Ford Motor Corp. has been on a roll lately, but the automaker may end up suffering from too much of a good thing as negotiations with the United Auto Workers (UAW) loom on the horizon, Forbes reported.

Ford Motor shares rallied Monday after Standard & Poor's upgraded the automaker's debt rating, as well as that of its finance arm. The rating agency also said there's a one in three chance the automaker's rating could get hiked again within the next year.

S&P increased Ford's corporate credit rating to B-plus, from B-minus, and its issue-level rating on Ford's senior secured debt to BB, from B-minus. It also raised the issue-level rating on Ford's unsecured debt to B from CCC and revised its recovery rating on the debt.

In addition to the upgrade, Ford's stock was fueled by encouraging economic news as the Institute for Supply Management's manufacturing index came in ahead of expectations at 55.5 in July, even though the figure was slightly below June's 56.2 reading. The figure has held above 50, the level which marks the tipping point between expansion and contraction, for the past year.
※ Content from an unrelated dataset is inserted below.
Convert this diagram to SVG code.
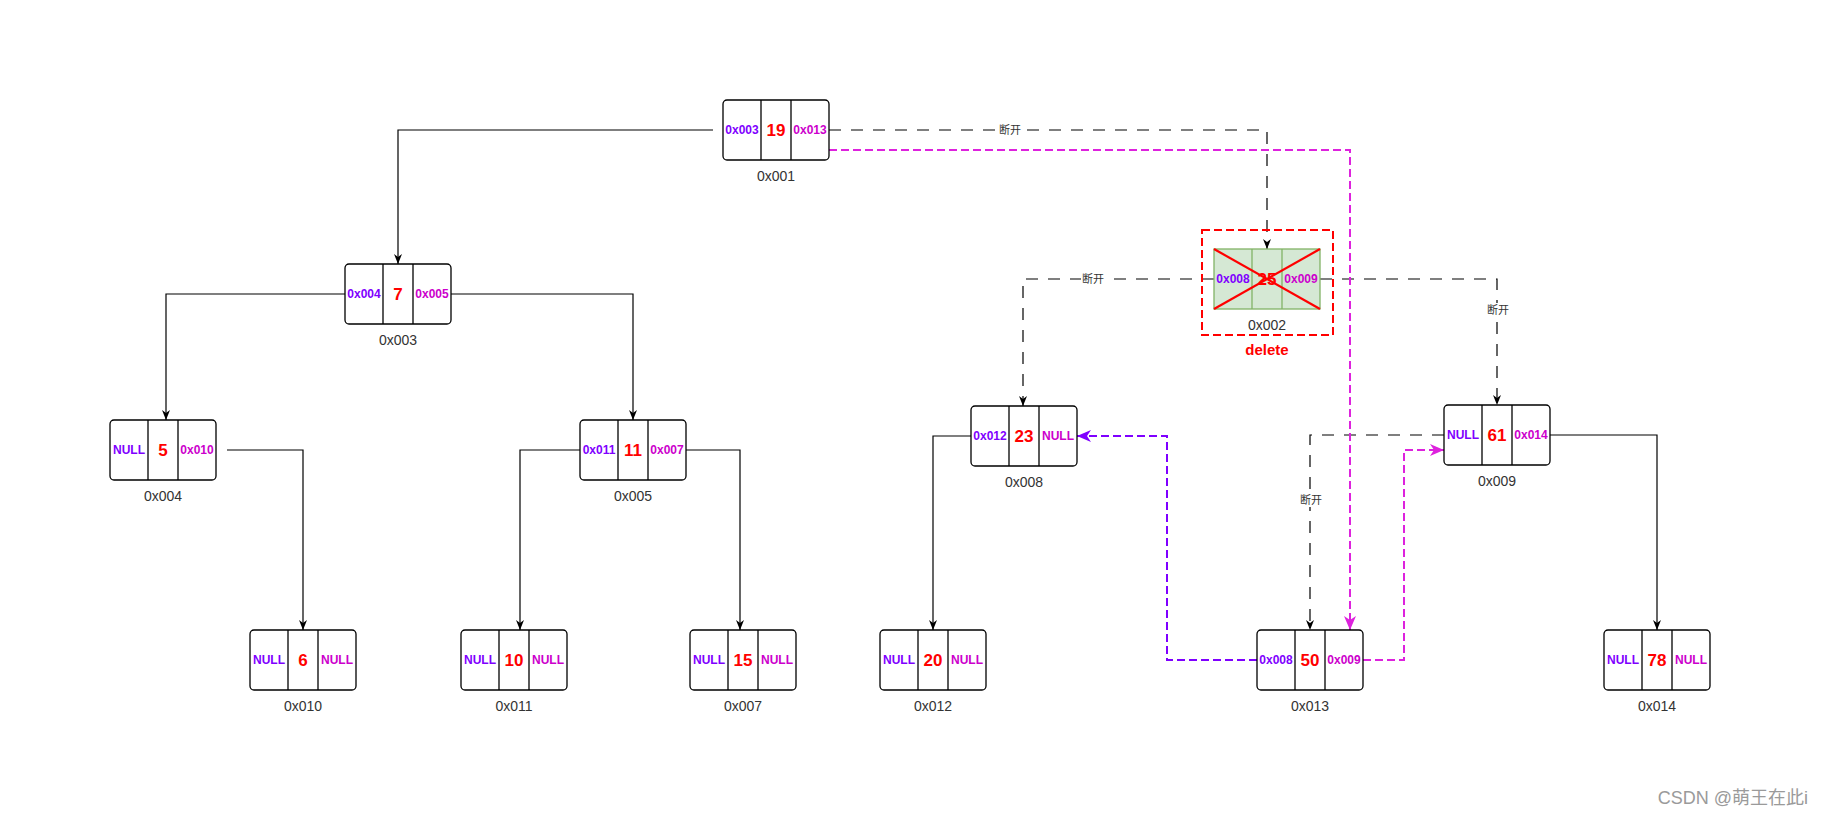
<svg xmlns="http://www.w3.org/2000/svg" width="1823" height="816" viewBox="0 0 1823 816">
<style>
.box{fill:#fff;stroke:#000;stroke-width:1.3}
.div{stroke:#000;stroke-width:1.3}
.gbox{fill:#d5e8d4;stroke:#82b366;stroke-width:1.3}
.gdiv{stroke:#82b366;stroke-width:1.3}
text{font-family:"Liberation Sans",Arial,"Noto Sans CJK SC",sans-serif;text-anchor:middle;dominant-baseline:central}
.pl{fill:#7F00FF;font-size:12px;font-weight:bold}
.pr{fill:#CC00CC;font-size:12px;font-weight:bold}
.v{fill:#FF0000;font-size:17px;font-weight:bold}
.lab{fill:#333;font-size:14px}
.cut{fill:#333;font-size:11px}
.solid{fill:none;stroke:#000;stroke-width:1.2}
.bdash{fill:none;stroke:#000;stroke-width:1.2;stroke-dasharray:12 10}
.mdash{fill:none;stroke:#DD22DD;stroke-width:2;stroke-dasharray:8 4}
.vdash{fill:none;stroke:#7F00FF;stroke-width:2;stroke-dasharray:8 4}
</style>
<defs>
<marker id="ab" viewBox="0 0 10 8" refX="10" refY="4" markerWidth="10" markerHeight="8" orient="auto" markerUnits="userSpaceOnUse"><path d="M0,0 L10,4 L0,8 L3,4 Z" fill="#000"/></marker>
<marker id="am" viewBox="0 0 14 12" refX="14" refY="6" markerWidth="14" markerHeight="12" orient="auto" markerUnits="userSpaceOnUse"><path d="M0,0 L14,6 L0,12 L4,6 Z" fill="#DD22DD"/></marker>
<marker id="av" viewBox="0 0 14 12" refX="14" refY="6" markerWidth="14" markerHeight="12" orient="auto" markerUnits="userSpaceOnUse"><path d="M0,0 L14,6 L0,12 L4,6 Z" fill="#7F00FF"/></marker>
</defs>
<rect width="1823" height="816" fill="#fff"/>

<g id="connectors">
<path class="solid" d="M713,130 H398 V264" marker-end="url(#ab)"/>
<path class="solid" d="M345,294 H166 V420" marker-end="url(#ab)"/>
<path class="solid" d="M451,294 H633 V420" marker-end="url(#ab)"/>
<path class="solid" d="M227,450 H303 V630" marker-end="url(#ab)"/>
<path class="solid" d="M580,450 H520 V630" marker-end="url(#ab)"/>
<path class="solid" d="M686,450 H740 V630" marker-end="url(#ab)"/>
<path class="solid" d="M971,436 H933 V630" marker-end="url(#ab)"/>
<path class="solid" d="M1550,435 H1657 V630" marker-end="url(#ab)"/>
<path class="bdash" d="M829,130 H1267 V249" marker-end="url(#ab)"/>
<path class="bdash" d="M1214,279 H1023 V406" marker-end="url(#ab)"/>
<path class="bdash" d="M1320,279 H1497 V405" marker-end="url(#ab)"/>
<path class="bdash" d="M1444,435 H1310 V630" marker-end="url(#ab)"/>
<path class="mdash" d="M829,150 H1350 V630" marker-end="url(#am)"/>
<path class="vdash" d="M1257,660 H1167 V436 H1077" marker-end="url(#av)"/>
<path class="mdash" d="M1363,660 H1404 V450 H1444" marker-end="url(#am)"/>
<rect x="998" y="123" width="24" height="14" fill="#fff"/><text class="cut" x="1010" y="130">断开</text>
<rect x="1081" y="272" width="24" height="14" fill="#fff"/><text class="cut" x="1093" y="279">断开</text>
<rect x="1486" y="303" width="24" height="14" fill="#fff"/><text class="cut" x="1498" y="310">断开</text>
<rect x="1299" y="493" width="24" height="14" fill="#fff"/><text class="cut" x="1311" y="500">断开</text>
</g>

<g id="n001"><rect class="box" x="723" y="100" width="106" height="60" rx="4"/><line class="div" x1="761" y1="100" x2="761" y2="160"/><line class="div" x1="791" y1="100" x2="791" y2="160"/><text class="pl" x="742" y="130">0x003</text><text class="v" x="776" y="130">19</text><text class="pr" x="810" y="130">0x013</text><text class="lab" x="776" y="176">0x001</text></g>

<g id="n003"><rect class="box" x="345" y="264" width="106" height="60" rx="4"/><line class="div" x1="383" y1="264" x2="383" y2="324"/><line class="div" x1="413" y1="264" x2="413" y2="324"/><text class="pl" x="364" y="294">0x004</text><text class="v" x="398" y="294">7</text><text class="pr" x="432" y="294">0x005</text><text class="lab" x="398" y="340">0x003</text></g>

<g id="n004"><rect class="box" x="110" y="420" width="106" height="60" rx="4"/><line class="div" x1="148" y1="420" x2="148" y2="480"/><line class="div" x1="178" y1="420" x2="178" y2="480"/><text class="pl" x="129" y="450">NULL</text><text class="v" x="163" y="450">5</text><text class="pr" x="197" y="450">0x010</text><text class="lab" x="163" y="496">0x004</text></g>

<g id="n005"><rect class="box" x="580" y="420" width="106" height="60" rx="4"/><line class="div" x1="618" y1="420" x2="618" y2="480"/><line class="div" x1="648" y1="420" x2="648" y2="480"/><text class="pl" x="599" y="450">0x011</text><text class="v" x="633" y="450">11</text><text class="pr" x="667" y="450">0x007</text><text class="lab" x="633" y="496">0x005</text></g>

<g id="n002">
<rect x="1202" y="230" width="131" height="105" fill="none" stroke="#FF0000" stroke-width="2" stroke-dasharray="8 4"/>
<rect class="gbox" x="1214" y="249" width="106" height="60"/><line class="gdiv" x1="1252" y1="249" x2="1252" y2="309"/><line class="gdiv" x1="1282" y1="249" x2="1282" y2="309"/>
<text class="pl" x="1233" y="279">0x008</text><text class="v" x="1267" y="279">25</text><text class="pr" x="1301" y="279">0x009</text>
<line x1="1214" y1="249" x2="1320" y2="309" stroke="#FF0000" stroke-width="2.2"/><line x1="1320" y1="249" x2="1214" y2="309" stroke="#FF0000" stroke-width="2.2"/>
<text class="lab" x="1267" y="325">0x002</text>
<text x="1267" y="349" fill="#FF0000" font-size="15" font-weight="bold">delete</text>
</g>

<g id="n008"><rect class="box" x="971" y="406" width="106" height="60" rx="4"/><line class="div" x1="1009" y1="406" x2="1009" y2="466"/><line class="div" x1="1039" y1="406" x2="1039" y2="466"/><text class="pl" x="990" y="436">0x012</text><text class="v" x="1024" y="436">23</text><text class="pr" x="1058" y="436">NULL</text><text class="lab" x="1024" y="482">0x008</text></g>

<g id="n009"><rect class="box" x="1444" y="405" width="106" height="60" rx="4"/><line class="div" x1="1482" y1="405" x2="1482" y2="465"/><line class="div" x1="1512" y1="405" x2="1512" y2="465"/><text class="pl" x="1463" y="435">NULL</text><text class="v" x="1497" y="435">61</text><text class="pr" x="1531" y="435">0x014</text><text class="lab" x="1497" y="481">0x009</text></g>

<g id="n010"><rect class="box" x="250" y="630" width="106" height="60" rx="4"/><line class="div" x1="288" y1="630" x2="288" y2="690"/><line class="div" x1="318" y1="630" x2="318" y2="690"/><text class="pl" x="269" y="660">NULL</text><text class="v" x="303" y="660">6</text><text class="pr" x="337" y="660">NULL</text><text class="lab" x="303" y="706">0x010</text></g>

<g id="n011"><rect class="box" x="461" y="630" width="106" height="60" rx="4"/><line class="div" x1="499" y1="630" x2="499" y2="690"/><line class="div" x1="529" y1="630" x2="529" y2="690"/><text class="pl" x="480" y="660">NULL</text><text class="v" x="514" y="660">10</text><text class="pr" x="548" y="660">NULL</text><text class="lab" x="514" y="706">0x011</text></g>

<g id="n007"><rect class="box" x="690" y="630" width="106" height="60" rx="4"/><line class="div" x1="728" y1="630" x2="728" y2="690"/><line class="div" x1="758" y1="630" x2="758" y2="690"/><text class="pl" x="709" y="660">NULL</text><text class="v" x="743" y="660">15</text><text class="pr" x="777" y="660">NULL</text><text class="lab" x="743" y="706">0x007</text></g>

<g id="n012"><rect class="box" x="880" y="630" width="106" height="60" rx="4"/><line class="div" x1="918" y1="630" x2="918" y2="690"/><line class="div" x1="948" y1="630" x2="948" y2="690"/><text class="pl" x="899" y="660">NULL</text><text class="v" x="933" y="660">20</text><text class="pr" x="967" y="660">NULL</text><text class="lab" x="933" y="706">0x012</text></g>

<g id="n013"><rect class="box" x="1257" y="630" width="106" height="60" rx="4"/><line class="div" x1="1295" y1="630" x2="1295" y2="690"/><line class="div" x1="1325" y1="630" x2="1325" y2="690"/><text class="pl" x="1276" y="660">0x008</text><text class="v" x="1310" y="660">50</text><text class="pr" x="1344" y="660">0x009</text><text class="lab" x="1310" y="706">0x013</text></g>

<g id="n014"><rect class="box" x="1604" y="630" width="106" height="60" rx="4"/><line class="div" x1="1642" y1="630" x2="1642" y2="690"/><line class="div" x1="1672" y1="630" x2="1672" y2="690"/><text class="pl" x="1623" y="660">NULL</text><text class="v" x="1657" y="660">78</text><text class="pr" x="1691" y="660">NULL</text><text class="lab" x="1657" y="706">0x014</text></g>

<text x="1808" y="798" style="text-anchor:end" fill="#9a9a9a" font-size="18">CSDN @萌王在此i</text>
</svg>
By Monday afternoon Ford's stock was up 3.2 percent, or 40 cents, to $13.18. Fellow automaker Toyota Motor increased 2.5 percent and Honda Motor 3.4 percent.

Things have been going well for Ford, which has been reporting market share gains and the glow from its recently announced second-quarter results. The automaker could up suffering from too much of a good thing, though, as its rebound, at a time when Detroit's other automakers are still regaining their footing after emerging from bankruptcy, could lead to stiffer demands from the UAW.